College kid who started trading in RH a while ago here. After reading some basic investment books from authors like Peter Lynch, Taleb, and What Jim Paul, decided to get some experience in the markets. Invested a little saved and since then made a decent return, better than if that money was in a bank. So far, I'm doing better than the large-company mutual funds after 3 years, but as I've been reading, that's probably good luck.
It's been an interesting experiment that gave me incentives to learn more about financial markets, which I otherwise would not have touched. However, I started by reading and knowing a little bit, so I won't touch crypto trading until I know more.
> Invested a little saved and since then made a decent return, better than if that money was in a bank. So far, I'm doing better than the large-company mutual funds after 3 years, but as I've been reading, that's probably good luck.
The only thing you should be comparing yourself against is the s&p500, if you haven't beaten that, then you're down.
Also, the markets have been in an unprecedented bull run. Everything you've learned will be useless once the tide turns
Well, I don't think everything will be useless. Think it was John Maynard Keynes who said "The market can stay irrational longer than you can stay solvent." While that quote concerned shorting a bubble, I'd say the principle holds for determining when a bull market will turn, as well.
While I'm 'beating' the S&P by 10% over my puny 3.2 year life, I gained more value from feeling the urge to trade during downturns, but resisting, seeing bad investments fade away (thanks, SolarCity), and effects of global events, such as Brexit and Trump USA. I would recommend trying stocks to people who can afford to do so as a way to really learn what books mean when they say there is an irrational 'fight or flight' instinct that individual investors have, not to mention the herd mentality of institutional investors.
I believe the unprecedented bull run is also a contributor to Robinhood’s success. Most of your mobile app day traders are going to drop off when the market turns bearish.
The fact you’re browsing HN and have read all those books probably means you’re not the average user (read more intelligent) of RH. Just read the RH subreddit and looks at all the novice questions the users there ask.
if the premise is that you can't make money as a day trader, no matter who you are, because the stock market is essentially efficient, then they aren't making dumb trades with less information, because all information is reflected in the price. What they are doing is accumulating more risk, giving them higher odds of fluctuating out, but the expected value is the same as holding mutual funds, maybe even a little higher, since mutual funds have administrative fees, and robinhood is free.

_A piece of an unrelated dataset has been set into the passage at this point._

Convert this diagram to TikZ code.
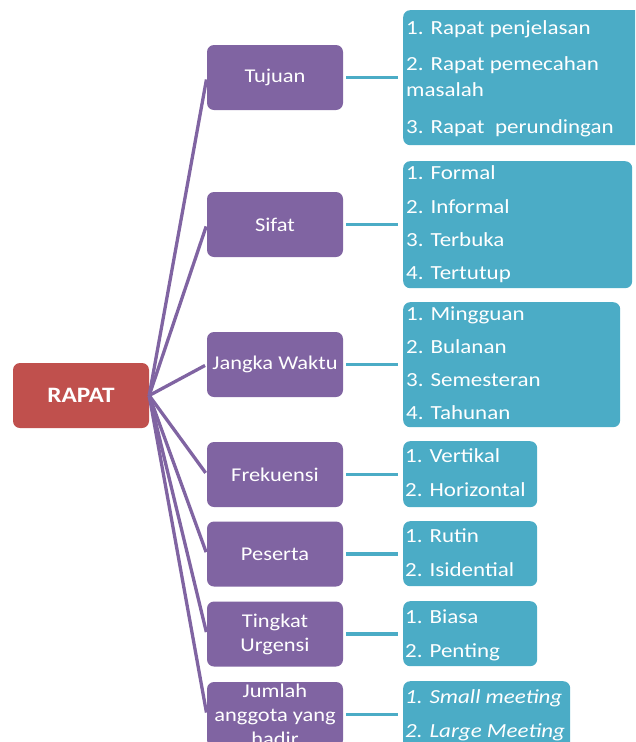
\documentclass[tikz,border=0pt]{standalone}
\usepackage{fontspec}
\setmainfont{Carlito}
\definecolor{rapred}{HTML}{C0504D}
\definecolor{purp}{HTML}{8064A2}
\definecolor{tealb}{HTML}{4BACC6}
\newcommand\widetxt[1]{\scalebox{1.15}[1]{#1}}
\begin{document}
\begin{tikzpicture}[x=1pt,y=-1pt,
 box/.style={rounded corners=7pt, inner sep=0pt, text=white},
 cat/.style={box, fill=purp, minimum width=136pt, minimum height=65pt, align=center, font=\fontsize{19.5}{24}\selectfont},
 lst/.style={box, fill=tealb, anchor=north west},
 item/.style={anchor=base west, text=white, inner sep=0pt, font=\fontsize{20}{24}\selectfont},
 tree/.style={draw=purp, line width=3.3pt},
 link/.style={draw=tealb, line width=3.3pt, shorten <=3pt, shorten >=5pt}]
\useasboundingbox (0,0) rectangle (635,742);
\clip (0,0) rectangle (635,742);

% root
\node[box, fill=rapred, minimum width=136pt, minimum height=65pt, font=\fontsize{22}{26}\selectfont\bfseries] (rapat) at (81,395.5) {\widetxt{RAPAT}};

% categories
\node[cat] (tuj) at (275,77.5) {\widetxt{Tujuan}};
\node[cat] (sif) at (275,224.5) {\widetxt{Sifat}};
\node[cat] (jan) at (275,364.5) {\widetxt{Jangka Waktu}};
\node[cat] (fre) at (275,474.5) {\widetxt{Frekuensi}};
\node[cat] (pes) at (275,554) {\widetxt{Peserta}};
\node[cat] (tin) at (275,634) {\widetxt{Tingkat}\\\widetxt{Urgensi}};
\node[cat] (jum) at (275,714.5) {\widetxt{Jumlah}\\\widetxt{anggota yang}\\\widetxt{hadir}};

% lists
\node[lst, minimum width=245pt, minimum height=135pt] (tl) at (403,10) {};
\node[lst, minimum width=229pt, minimum height=127pt] (sl) at (403,161) {};
\node[lst, minimum width=217pt, minimum height=125pt] (jl) at (403,302) {};
\node[lst, minimum width=134pt, minimum height=66pt] (fl) at (403,441) {};
\node[lst, minimum width=134pt, minimum height=65pt] (pl) at (403,521) {};
\node[lst, minimum width=134pt, minimum height=65pt] (ul) at (403,601) {};
\node[lst, minimum width=167pt, minimum height=75pt] (ml) at (403,681) {};

% items
\node[item] (t1) at (406,34) {\widetxt{1. Rapat penjelasan}};
\node[item] (t2) at (406,70) {\widetxt{2. Rapat pemecahan}};
\node[item] (t3) at (406,96) {\widetxt{masalah}};
\node[item] (t4) at (406,133) {\widetxt{3. Rapat\ \ perundingan}};
\node[item] (s1) at (406,179) {\widetxt{1. Formal}};
\node[item] (s2) at (406,213) {\widetxt{2. Informal}};
\node[item] (s3) at (406,246) {\widetxt{3. Terbuka}};
\node[item] (s4) at (406,279) {\widetxt{4. Tertutup}};
\node[item] (j1) at (406,320) {\widetxt{1. Mingguan}};
\node[item] (j2) at (406,353) {\widetxt{2. Bulanan}};
\node[item] (j3) at (406,386) {\widetxt{3. Semesteran}};
\node[item] (j4) at (406,419) {\widetxt{4. Tahunan}};
\node[item] (f1) at (405,462) {\widetxt{1. Vertikal}};
\node[item] (f2) at (405,496) {\widetxt{2. Horizontal}};
\node[item] (p1) at (405,542) {\widetxt{1. Rutin}};
\node[item] (p2) at (405,576) {\widetxt{2. Isidential}};
\node[item] (u1) at (405,623) {\widetxt{1. Biasa}};
\node[item] (u2) at (405,657) {\widetxt{2. Penting}};
\node[item, font=\fontsize{20}{24}\selectfont\itshape] (m1) at (405,703) {\widetxt{1. Small meeting}};
\node[item, font=\fontsize{20}{24}\selectfont\itshape] (m2) at (405,737) {\widetxt{2. Large Meeting}};

% tree connectors
\foreach \c in {tuj,sif,jan,fre,pes,tin,jum}
  \draw[tree, shorten >=2pt] (rapat.east) -- (\c.west);

% links
\draw[link] (tuj.east) -- (tuj.east -| tl.west);
\draw[link] (sif.east) -- (sif.east -| sl.west);
\draw[link] (jan.east) -- (jan.east -| jl.west);
\draw[link] (fre.east) -- (fre.east -| fl.west);
\draw[link] (pes.east) -- (pes.east -| pl.west);
\draw[link] (tin.east) -- (tin.east -| ul.west);
\draw[link] (jum.east) -- (jum.east -| ml.west);
\end{tikzpicture}
\end{document}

If that is not the premise, then it's not good general advice to tell people to avoid day trading as they won't learn anything. If the market is not efficient, then return on investment is correlated with your amount of information, and they will absolutely learn things of actual value, or at least their experience with trading will contain information about the strength of their hypotheses, regardless of whether they infer that information.
There are plenty of ways to learn the market without spending money as a day trader on Robinhood.
Most financial events are cyclical. Trading really hasn’t changed much since the late 17th century so reading a history book on financial speculation and market cycles would teach you plenty.
Another alternative is simulating trades without allocating real liquid to it. Watch how those assets evolve over time.
If the goal is attaining wealth then “wasting money” is probably a more accurate statement.
How someone decides to use their money is up to them. If emotional reinforcement helps them remember something then I suppose day trading is an option.
I’m only suggesting there are frugal ways to learn if your ultimate goal is to build wealth.
I agree probably 90%. If this had existed when I was in my first year of university and had a little money in the bank still, I probably would have thrown some at GOOGL when the Gmail beta came out.......
On the other hand, it could have got ugly. Hindsight is often 20/20 and young people can get competitive, over-aggressive, and dumb.
It took me until far more recently to even start to pay any attention to things like financial markets and trading.
We’re going to see a massive loss in money in the next crash. With low interest rates, everyone is in the market in some way. Mostly in index funds, bot traders, or things like RH. The next crash is going to destroy those funds as they try to sell off their massively overvalued stocks.
We’re setting up for a rough time. The baby boomer’s retirements and the millenial’s savings(in the market, not savings accounts) are going to get hit really hard.
When I was in college I made every dumb trading mistake there is.
I traded on emotion, bought high, sold low, with margin leverage, and with options.
Fortunately I didn't have much money then, so my losses were a large percentage but a relatively small dollar amount.
In hindsight all those losses were inexpensive lessons that have served me very well now that I'm older and have more at stake.
So let the young and inexperienced trade. If you protect them from themselves, you deny them the ability to learn at a relatively low cost, and they'll wind up learning later at a much higher cost.
I've been using Stash to invest in some EFTs. I've only put in $50 to date and will put in more since the market is doing well but I did it more as a learning experience.
What would be the best way to learn, for someone looking to invest $500+, who's never done much investing before?
Outside of ~10 shares of Starbucks stock given to me when I worked there in 2001, this has been my only experience.
P.S. Those Starbucks shared have been long-lost - somehow they moved them from Schwab to another company and no one told me where/how). I forgot about them until today.
EDIT: Looking at my docs, I bought 7 shares at $18.275 in April 2001. The stock price is $60.55 today. I need to figure out who holds these and see what I can do to reclaim them.
EDIT2: I found them. I found where the original account was, called them and got the details. Sadly, the account was marked as dormant and I learned about "Escheatment". The stocks were cashed and the amount is now held by my state and I have go through several hoops to reclaim.
There are two main schools for investing/stock trading. "Value investing" which is trying to buy company stocks that are undervalued and generally seeks to hold these stocks for a long time, and "technical analysis" which is focused more on predicting future stock price moves based on reading charts and is focused more on short time frame. Value investing is a more well-respected style but people have made enormous amounts of money from both. If you're interested in value investing I would just read everything warren buffett and charlie munger have ever created. For technical analysis I would just google it and explore and watch out for BS. Investopedia is a great beginner's resource for both.
To piggy-back on the other reply, since he went on recommending material for fundamental analysis, I'll go the other way and go on recommending material for technical analysis. If you're completely unfamiliar with the TA environment, I'd recommend heading over to https://www.babypips.com/learn/forex which is absolutely fantastic in your development of trading vocabulary.
After that, I would recommend reading Technical Analysis of the Financial Market by John Murphy, and books tailored to specific indicators (you can write me back if you wish and I can go more specific).